Nope, I meant pickling! The recipe will be up on the blog tomorrow! 🙂
Asparagus is the best! I can’t wait to try this recipe!!
I put in 50 asparagus crowns 2 years ago, and this was my first year getting to harvest it for real! It’s by far the easiest thing I grow. I planted them in raised beds, and since you have to plant the crowns pretty deep, we tilled the ground, built the wood frames for the beds around it, and then placed the crowns on the tilled dirt and covered with between 8-12 inches of purchased dirt. This saved us from the labor of having to dig down so deep to plant them. Since we put them in 3 different beds, I covered one bed with 8 inches of dirt, the other with 10 and the last with 12. This gives us a slightly staggered harvest, which is very nice!
Best benefit, plant it once and it will grow and make food for 25+ years!
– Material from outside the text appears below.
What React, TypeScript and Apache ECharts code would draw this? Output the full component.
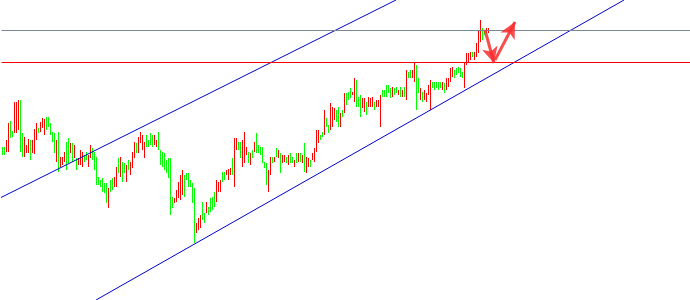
import React, { useEffect, useRef } from "react";
import * as echarts from "echarts";

// One bar per character: R = rising (red), G = falling (green)
const dirs =
  "GGRRGGRRRGGRRRGRRRGRRRGGGGGRGRRRGGRGRGRRRGGRRGGGGGGGGR" +
  "GGRRGRGGRGRRRGRRRRGGGGRRGGGGGGGGRRRRRGGGGGGRRRGGRG" +
  "GGGRRRGGRRRGRRGGRRRGRGRGGGGGGRRGRGRGRRGRGGRGRGRGRR" +
  "GRRRRGGRGGRRRGGRGRGGGRRGGGRRGRRRGRRRGGGGGRGGRGRGRG" +
  "GRRGGRGRRRRGGGGGRGRRRRGGGGGRRRRGRRRRGGRR";

const lows = [
  145, 145, 148, 148, 162, 163, 167, 167, 170, 148, 143, 143, 147, 147, 140, 147, 146, 160, 167, 168,
  172, 165, 170, 173, 165, 158, 147, 138, 128, 133, 135, 138, 130, 137, 147, 138, 142, 130, 135, 135,
  133, 138, 140, 133, 142, 140, 130, 115, 115, 113, 108, 107, 97, 92,
  108, 110, 113, 113, 127, 123, 118, 127, 118, 130, 125, 132, 142, 147, 147, 157, 150, 142, 153, 153,
  155, 153, 155, 153, 150, 135, 133, 130, 127, 122, 85, 92, 97, 98, 102, 100, 105, 103, 120, 113,
  113, 97, 57, 67, 70, 72, 80, 77, 87, 85,
  88, 90, 93, 98, 108, 108, 118, 120, 125, 120, 125, 125, 113, 150, 150, 142, 133, 137, 145, 137,
  135, 142, 148, 147, 147, 145, 137, 132, 115, 108, 125, 137, 138, 143, 142, 127, 137, 138, 137, 135,
  137, 137, 133, 137, 138, 138, 137, 128, 127, 133,
  133, 140, 138, 148, 157, 160, 163, 165, 173, 167, 170, 173, 180, 178, 173, 173, 183, 187, 195, 200,
  202, 205, 198, 193, 193, 183, 192, 188, 185, 193, 193, 193, 190, 193, 193, 173, 203, 203, 203, 207,
  202, 203, 205, 207, 205, 203, 203, 203, 200, 222,
  222, 222, 218, 190, 207, 200, 198, 200, 198, 205, 190, 212, 210, 212, 210, 212, 210, 207, 210, 213,
  218, 223, 222, 225, 227, 223, 222, 212, 235, 238, 240, 243, 240, 243, 247, 258, 260, 265, 267, 267,
];

const highs = [
  153, 153, 160, 177, 179, 169, 198, 198, 200, 200, 167, 163, 155, 161, 160, 160, 171, 177, 172, 178,
  182, 181, 183, 183, 177, 168, 167, 160, 168, 143, 143, 148, 158, 162, 157, 157, 155, 142, 142, 150,
  148, 145, 148, 145, 155, 152, 148, 143, 123, 120, 122, 117, 117, 112,
  120, 122, 123, 133, 142, 143, 138, 137, 135, 140, 138, 148, 158, 157, 163, 168, 165, 158, 165, 160,
  167, 165, 165, 160, 168, 150, 148, 147, 140, 142, 142, 103, 102, 110, 118, 125, 130, 125, 127, 127,
  120, 117, 112, 77, 82, 85, 98, 87, 98, 93,
  102, 103, 108, 120, 118, 120, 128, 128, 130, 131, 132, 142, 162, 162, 158, 158, 160, 168, 153, 148,
  147, 150, 158, 167, 155, 153, 153, 138, 137, 130, 143, 143, 143, 152, 150, 147, 145, 145, 143, 145,
  147, 143, 140, 147, 147, 147, 145, 157, 143, 142,
  140, 147, 152, 170, 170, 165, 168, 190, 182, 175, 197, 193, 192, 190, 193, 187, 190, 207, 207, 208,
  212, 208, 222, 220, 203, 205, 202, 202, 198, 203, 202, 203, 198, 200, 200, 205, 210, 210, 215, 215,
  212, 213, 212, 213, 210, 213, 210, 213, 230, 228,
  230, 230, 237, 235, 222, 212, 208, 210, 207, 215, 220, 218, 218, 218, 218, 218, 218, 217, 222, 222,
  232, 233, 230, 232, 233, 232, 228, 238, 247, 247, 248, 248, 248, 257, 270, 280, 272, 270, 272, 272,
];

// Drawn studies, in (bar position, price)
const upperChannel = [[-0.75, 102], [197.25, 300]];
const lowerChannel = [[47.25, 0], [311.25, 300]];
const resistanceLevel = 270;
const supportLevel = 238;
const arrowDown = [[241.75, 270], [246.25, 237]];
const arrowUp = [[246.75, 240], [256.75, 278]];

const slotCount = 345;
const categories = Array.from({ length: slotCount }, (_, i) => String(i + 1));

const UP_COLOR = "#ff0000";
const DOWN_COLOR = "#00ff00";

export default function App() {
  const ref = useRef<HTMLDivElement>(null);

  useEffect(() => {
    if (!ref.current) return;
    const chart = echarts.init(ref.current, undefined, { renderer: "svg" });

    const baseData = lows.map((lo) => lo);
    const rangeData = lows.map((lo, i) => ({
      value: highs[i] - lo,
      itemStyle: { color: dirs[i] === "R" ? UP_COLOR : DOWN_COLOR },
    }));

    const arrowColor = "rgba(248,45,45,0.85)";

    chart.setOption({
      animation: false,
      backgroundColor: "#ffffff",
      grid: { left: 1.5, right: 0.5, top: 0, bottom: 0 },
      xAxis: [
        { type: "category", data: categories, show: false, boundaryGap: true },
        { type: "value", min: 0, max: slotCount, show: false },
      ],
      yAxis: { type: "value", min: 0, max: 300, show: false, splitLine: { show: false } },
      series: [
        {
          type: "line",
          xAxisIndex: 1,
          data: [],
          silent: true,
          markLine: {
            silent: true,
            symbol: ["none", "none"],
            label: { show: false },
            data: [
              { yAxis: resistanceLevel, lineStyle: { color: "#778899", width: 1, type: "solid" } },
              { yAxis: supportLevel, lineStyle: { color: "#ff0000", width: 1, type: "solid" } },
            ],
          },
        },
        {
          type: "line",
          xAxisIndex: 1,
          data: upperChannel,
          showSymbol: false,
          silent: true,
          clip: true,
          lineStyle: { color: "#0000cd", width: 1 },
        },
        {
          type: "line",
          xAxisIndex: 1,
          data: lowerChannel,
          showSymbol: false,
          silent: true,
          lineStyle: { color: "#0000cd", width: 1 },
        },
        {
          type: "bar",
          xAxisIndex: 0,
          stack: "hl",
          silent: true,
          barWidth: 1,
          z: 3,
          itemStyle: { color: "rgba(0,0,0,0)" },
          data: baseData,
        },
        {
          type: "bar",
          xAxisIndex: 0,
          stack: "hl",
          silent: true,
          barWidth: 1,
          z: 3,
          data: rangeData,
        },
        {
          type: "line",
          xAxisIndex: 1,
          data: [],
          silent: true,
          z: 5,
          markLine: {
            silent: true,
            symbol: ["none", "arrow"],
            symbolSize: [12, 16],
            label: { show: false },
            itemStyle: { color: arrowColor },
            lineStyle: { color: arrowColor, width: 3, type: "solid" },
            data: [
              [{ coord: arrowDown[0] }, { coord: arrowDown[1] }],
              [{ coord: arrowUp[0] }, { coord: arrowUp[1] }],
            ],
          },
        },
      ],
    });

    return () => chart.dispose();
  }, []);

  return (
    <div style={{ position: "fixed", left: 0, top: 0, width: 690, height: 300, overflow: "hidden", background: "#fff" }}>
      <div ref={ref} style={{ width: 692, height: 300 }} />
    </div>
  );
}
in a sm, pot add water a pinch of salt, approx tbsp wht vingar.. bring water too just below boiling.. make a whirlpool in water.. not too rough and drop in egg. when you get better you can do more then one,, do not let it boil. gently scope out egg w/slotted spoon.. watch for doneness.. watch master chef, world’s worst cooks. ect. they show these all the time
Hello, I made 12 quarts of your pickled asparagus. I was disappointed…
The flavor just wasn’t there. It was Spicy enough but not tangy . There was no Zip! Maybe I need more vinegar then water. All spices were fresh. Any ideas? Thank you Colleen Dean
Love this recipe and the Best Pickled Asparagus truly is. My one variation is I top the soup with chopped hard boiled pasture eggs rather than poachedEasier for me and I love the texture it adds. BTW this soup freezes beautifully. I will be enjoying the spring bounty for months to come! Thanks,
My asparagus has finally starting to really produce. We have had a cool/cold wet Spring so I have a lot of asparagus. Therefore I found and made your recipe.
It was fabulous! I wasn’t sure about adding the poached eggs, but they were delicious. (I used one of the electric egg poacher/cooker and it was so easy). But, my husband does not like the soup. How should I proceed to freeze a bunch of the soup I made? Thank you!